* PROVIDED DATA:
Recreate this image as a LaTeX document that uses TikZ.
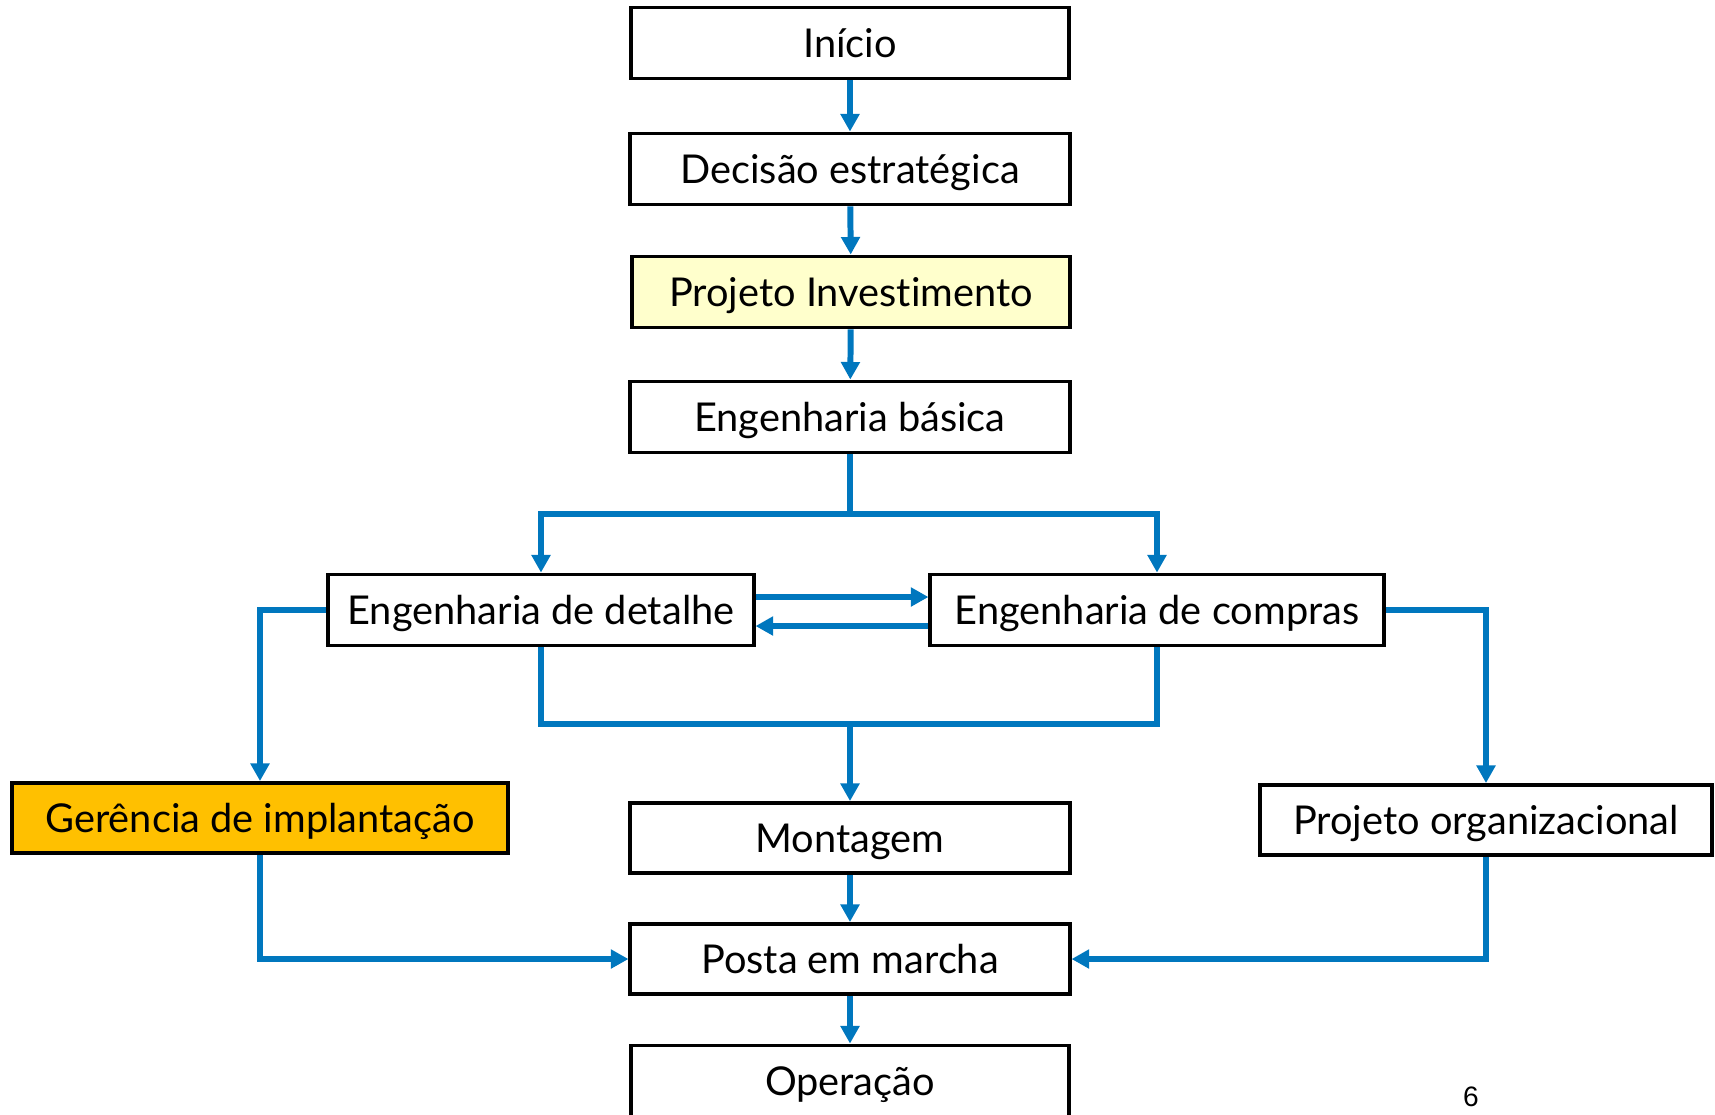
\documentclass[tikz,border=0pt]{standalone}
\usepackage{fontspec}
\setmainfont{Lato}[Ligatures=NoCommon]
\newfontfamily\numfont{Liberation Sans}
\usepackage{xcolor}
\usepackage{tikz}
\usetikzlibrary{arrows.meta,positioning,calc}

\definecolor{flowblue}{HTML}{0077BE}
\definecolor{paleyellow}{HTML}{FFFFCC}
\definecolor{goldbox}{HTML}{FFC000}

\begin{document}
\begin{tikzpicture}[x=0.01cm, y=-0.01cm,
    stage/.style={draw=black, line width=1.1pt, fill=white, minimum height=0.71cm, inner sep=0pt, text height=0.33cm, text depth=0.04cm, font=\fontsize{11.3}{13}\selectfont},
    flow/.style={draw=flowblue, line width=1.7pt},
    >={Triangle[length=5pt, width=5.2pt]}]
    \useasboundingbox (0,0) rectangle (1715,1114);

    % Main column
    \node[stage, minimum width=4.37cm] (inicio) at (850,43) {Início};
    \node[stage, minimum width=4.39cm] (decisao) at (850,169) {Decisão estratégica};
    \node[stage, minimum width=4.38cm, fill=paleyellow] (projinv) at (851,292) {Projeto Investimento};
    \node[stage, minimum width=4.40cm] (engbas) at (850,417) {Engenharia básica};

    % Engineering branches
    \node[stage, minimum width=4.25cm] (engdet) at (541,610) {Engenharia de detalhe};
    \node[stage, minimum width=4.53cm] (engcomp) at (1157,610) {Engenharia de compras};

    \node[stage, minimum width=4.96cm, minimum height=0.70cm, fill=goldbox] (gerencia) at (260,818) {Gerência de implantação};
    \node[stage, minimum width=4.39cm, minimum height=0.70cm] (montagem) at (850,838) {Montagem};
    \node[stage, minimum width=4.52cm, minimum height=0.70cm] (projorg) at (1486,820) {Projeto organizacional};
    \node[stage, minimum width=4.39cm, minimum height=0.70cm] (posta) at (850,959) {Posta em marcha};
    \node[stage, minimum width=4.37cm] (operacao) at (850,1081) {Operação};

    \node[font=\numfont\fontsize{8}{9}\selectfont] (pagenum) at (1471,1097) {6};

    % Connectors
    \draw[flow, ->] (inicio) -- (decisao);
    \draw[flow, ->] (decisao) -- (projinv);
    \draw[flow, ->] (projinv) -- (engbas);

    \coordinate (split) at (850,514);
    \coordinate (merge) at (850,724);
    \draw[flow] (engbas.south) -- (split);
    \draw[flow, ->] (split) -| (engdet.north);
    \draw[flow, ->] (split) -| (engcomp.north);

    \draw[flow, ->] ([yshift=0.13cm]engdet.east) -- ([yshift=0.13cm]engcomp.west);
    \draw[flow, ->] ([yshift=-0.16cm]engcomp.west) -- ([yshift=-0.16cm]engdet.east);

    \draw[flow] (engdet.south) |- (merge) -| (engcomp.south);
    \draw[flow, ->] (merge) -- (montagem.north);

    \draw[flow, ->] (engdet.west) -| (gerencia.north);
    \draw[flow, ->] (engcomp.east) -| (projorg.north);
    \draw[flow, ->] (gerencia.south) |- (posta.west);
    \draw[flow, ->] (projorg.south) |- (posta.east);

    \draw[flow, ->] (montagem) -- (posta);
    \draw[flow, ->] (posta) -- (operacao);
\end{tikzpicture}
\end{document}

* THE EXERCISE: All the lines above are to be reproduced exactly, except the pictures.

* RESPONSE TO THIS EXERCISE:
Recreate this image as a LaTeX document that uses TikZ.
\documentclass[tikz,border=0pt]{standalone}
\usepackage{fontspec}
\setmainfont{Lato}[Ligatures=NoCommon]
\newfontfamily\numfont{Liberation Sans}
\usepackage{xcolor}
\usepackage{tikz}
\usetikzlibrary{arrows.meta,positioning,calc}

\definecolor{flowblue}{HTML}{0077BE}
\definecolor{paleyellow}{HTML}{FFFFCC}
\definecolor{goldbox}{HTML}{FFC000}

\begin{document}
\begin{tikzpicture}[x=0.01cm, y=-0.01cm,
    stage/.style={draw=black, line width=1.1pt, fill=white, minimum height=0.71cm, inner sep=0pt, text height=0.33cm, text depth=0.04cm, font=\fontsize{11.3}{13}\selectfont},
    flow/.style={draw=flowblue, line width=1.7pt},
    >={Triangle[length=5pt, width=5.2pt]}]
    \useasboundingbox (0,0) rectangle (1715,1114);

    % Main column
    \node[stage, minimum width=4.37cm] (inicio) at (850,43) {Início};
    \node[stage, minimum width=4.39cm] (decisao) at (850,169) {Decisão estratégica};
    \node[stage, minimum width=4.38cm, fill=paleyellow] (projinv) at (851,292) {Projeto Investimento};
    \node[stage, minimum width=4.40cm] (engbas) at (850,417) {Engenharia básica};

    % Engineering branches
    \node[stage, minimum width=4.25cm] (engdet) at (541,610) {Engenharia de detalhe};
    \node[stage, minimum width=4.53cm] (engcomp) at (1157,610) {Engenharia de compras};

    \node[stage, minimum width=4.96cm, minimum height=0.70cm, fill=goldbox] (gerencia) at (260,818) {Gerência de implantação};
    \node[stage, minimum width=4.39cm, minimum height=0.70cm] (montagem) at (850,838) {Montagem};
    \node[stage, minimum width=4.52cm, minimum height=0.70cm] (projorg) at (1486,820) {Projeto organizacional};
    \node[stage, minimum width=4.39cm, minimum height=0.70cm] (posta) at (850,959) {Posta em marcha};
    \node[stage, minimum width=4.37cm] (operacao) at (850,1081) {Operação};

    \node[font=\numfont\fontsize{8}{9}\selectfont] (pagenum) at (1471,1097) {6};

    % Connectors
    \draw[flow, ->] (inicio) -- (decisao);
    \draw[flow, ->] (decisao) -- (projinv);
    \draw[flow, ->] (projinv) -- (engbas);

    \coordinate (split) at (850,514);
    \coordinate (merge) at (850,724);
    \draw[flow] (engbas.south) -- (split);
    \draw[flow, ->] (split) -| (engdet.north);
    \draw[flow, ->] (split) -| (engcomp.north);

    \draw[flow, ->] ([yshift=0.13cm]engdet.east) -- ([yshift=0.13cm]engcomp.west);
    \draw[flow, ->] ([yshift=-0.16cm]engcomp.west) -- ([yshift=-0.16cm]engdet.east);

    \draw[flow] (engdet.south) |- (merge) -| (engcomp.south);
    \draw[flow, ->] (merge) -- (montagem.north);

    \draw[flow, ->] (engdet.west) -| (gerencia.north);
    \draw[flow, ->] (engcomp.east) -| (projorg.north);
    \draw[flow, ->] (gerencia.south) |- (posta.west);
    \draw[flow, ->] (projorg.south) |- (posta.east);

    \draw[flow, ->] (montagem) -- (posta);
    \draw[flow, ->] (posta) -- (operacao);
\end{tikzpicture}
\end{document}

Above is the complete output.